>> begin Data lines

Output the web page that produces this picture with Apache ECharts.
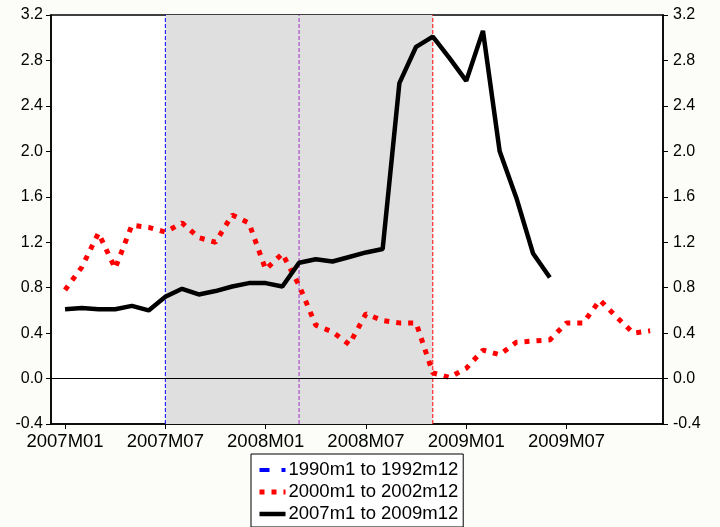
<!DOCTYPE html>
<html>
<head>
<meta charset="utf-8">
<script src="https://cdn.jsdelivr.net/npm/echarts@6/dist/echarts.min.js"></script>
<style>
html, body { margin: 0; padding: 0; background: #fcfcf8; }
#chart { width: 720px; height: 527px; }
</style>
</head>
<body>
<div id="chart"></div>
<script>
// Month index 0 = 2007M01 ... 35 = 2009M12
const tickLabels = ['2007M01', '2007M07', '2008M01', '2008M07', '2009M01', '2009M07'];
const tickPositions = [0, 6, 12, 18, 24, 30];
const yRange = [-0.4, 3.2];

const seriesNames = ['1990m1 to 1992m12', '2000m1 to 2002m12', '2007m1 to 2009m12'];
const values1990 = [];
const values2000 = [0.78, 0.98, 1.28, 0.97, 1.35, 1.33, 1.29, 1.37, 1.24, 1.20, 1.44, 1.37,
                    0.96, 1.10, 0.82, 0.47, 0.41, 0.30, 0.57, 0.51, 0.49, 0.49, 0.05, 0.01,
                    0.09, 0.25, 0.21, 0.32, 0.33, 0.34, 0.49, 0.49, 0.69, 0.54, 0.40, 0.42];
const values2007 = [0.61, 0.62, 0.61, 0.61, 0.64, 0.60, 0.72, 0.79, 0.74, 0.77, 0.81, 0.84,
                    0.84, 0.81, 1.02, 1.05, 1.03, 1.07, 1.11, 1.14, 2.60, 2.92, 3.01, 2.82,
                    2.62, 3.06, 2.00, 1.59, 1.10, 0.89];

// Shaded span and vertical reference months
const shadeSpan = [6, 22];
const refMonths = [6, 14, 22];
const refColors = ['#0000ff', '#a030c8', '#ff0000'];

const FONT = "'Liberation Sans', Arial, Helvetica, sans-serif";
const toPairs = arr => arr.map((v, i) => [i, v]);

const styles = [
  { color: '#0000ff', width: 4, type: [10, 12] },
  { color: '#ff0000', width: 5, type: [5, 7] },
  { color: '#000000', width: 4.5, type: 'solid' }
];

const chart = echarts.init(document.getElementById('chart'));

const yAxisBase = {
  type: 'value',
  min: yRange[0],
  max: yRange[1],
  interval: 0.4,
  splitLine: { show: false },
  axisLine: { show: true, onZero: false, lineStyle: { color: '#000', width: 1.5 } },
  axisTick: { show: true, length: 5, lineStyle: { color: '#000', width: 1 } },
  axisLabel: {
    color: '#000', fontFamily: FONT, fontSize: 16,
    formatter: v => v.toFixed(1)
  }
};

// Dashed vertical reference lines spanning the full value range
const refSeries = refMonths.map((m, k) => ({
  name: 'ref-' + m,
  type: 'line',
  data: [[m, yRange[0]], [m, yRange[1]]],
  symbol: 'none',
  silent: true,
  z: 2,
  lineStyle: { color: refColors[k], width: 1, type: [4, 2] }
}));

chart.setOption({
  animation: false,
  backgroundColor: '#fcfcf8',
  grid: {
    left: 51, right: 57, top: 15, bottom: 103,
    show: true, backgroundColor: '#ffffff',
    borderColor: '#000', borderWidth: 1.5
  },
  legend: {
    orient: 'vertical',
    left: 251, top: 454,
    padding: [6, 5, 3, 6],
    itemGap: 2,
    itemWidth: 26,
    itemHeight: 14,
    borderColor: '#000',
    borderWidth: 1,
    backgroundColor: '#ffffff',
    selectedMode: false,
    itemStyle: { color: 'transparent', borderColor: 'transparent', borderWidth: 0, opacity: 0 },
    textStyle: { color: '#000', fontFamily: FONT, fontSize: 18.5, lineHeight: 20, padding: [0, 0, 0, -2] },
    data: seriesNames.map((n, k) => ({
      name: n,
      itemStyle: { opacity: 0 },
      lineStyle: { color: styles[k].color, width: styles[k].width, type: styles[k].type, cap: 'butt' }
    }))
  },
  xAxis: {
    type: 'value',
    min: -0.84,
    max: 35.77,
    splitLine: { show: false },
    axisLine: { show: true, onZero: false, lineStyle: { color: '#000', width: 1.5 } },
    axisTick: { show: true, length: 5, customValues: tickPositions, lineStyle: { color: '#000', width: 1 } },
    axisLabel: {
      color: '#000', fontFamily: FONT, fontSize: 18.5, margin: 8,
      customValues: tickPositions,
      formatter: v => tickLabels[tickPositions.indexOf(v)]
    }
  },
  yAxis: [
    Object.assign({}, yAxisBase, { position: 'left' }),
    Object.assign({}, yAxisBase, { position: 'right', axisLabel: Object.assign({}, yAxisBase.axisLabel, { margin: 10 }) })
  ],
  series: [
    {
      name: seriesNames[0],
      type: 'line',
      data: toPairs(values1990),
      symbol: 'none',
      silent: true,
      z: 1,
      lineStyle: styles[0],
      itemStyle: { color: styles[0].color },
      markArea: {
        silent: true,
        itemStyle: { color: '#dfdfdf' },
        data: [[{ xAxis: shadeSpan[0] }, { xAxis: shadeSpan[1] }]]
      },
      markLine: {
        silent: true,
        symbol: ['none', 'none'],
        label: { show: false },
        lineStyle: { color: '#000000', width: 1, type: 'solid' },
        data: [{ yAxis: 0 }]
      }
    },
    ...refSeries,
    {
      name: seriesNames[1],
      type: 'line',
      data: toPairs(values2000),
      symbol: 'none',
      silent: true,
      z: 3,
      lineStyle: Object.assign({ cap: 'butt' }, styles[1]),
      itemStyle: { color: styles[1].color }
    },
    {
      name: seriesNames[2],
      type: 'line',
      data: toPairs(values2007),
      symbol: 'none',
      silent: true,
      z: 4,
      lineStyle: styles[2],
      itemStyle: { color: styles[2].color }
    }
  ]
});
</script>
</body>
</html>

>> end Data lines

Job:
Omitting all pictures, restate exactly the lines of the material from its start through the line that contains "const yRange = [-0.4, 3.2];".

Solution below:
Output the web page that produces this picture with Apache ECharts.
<!DOCTYPE html>
<html>
<head>
<meta charset="utf-8">
<script src="https://cdn.jsdelivr.net/npm/echarts@6/dist/echarts.min.js"></script>
<style>
html, body { margin: 0; padding: 0; background: #fcfcf8; }
#chart { width: 720px; height: 527px; }
</style>
</head>
<body>
<div id="chart"></div>
<script>
// Month index 0 = 2007M01 ... 35 = 2009M12
const tickLabels = ['2007M01', '2007M07', '2008M01', '2008M07', '2009M01', '2009M07'];
const tickPositions = [0, 6, 12, 18, 24, 30];
const yRange = [-0.4, 3.2];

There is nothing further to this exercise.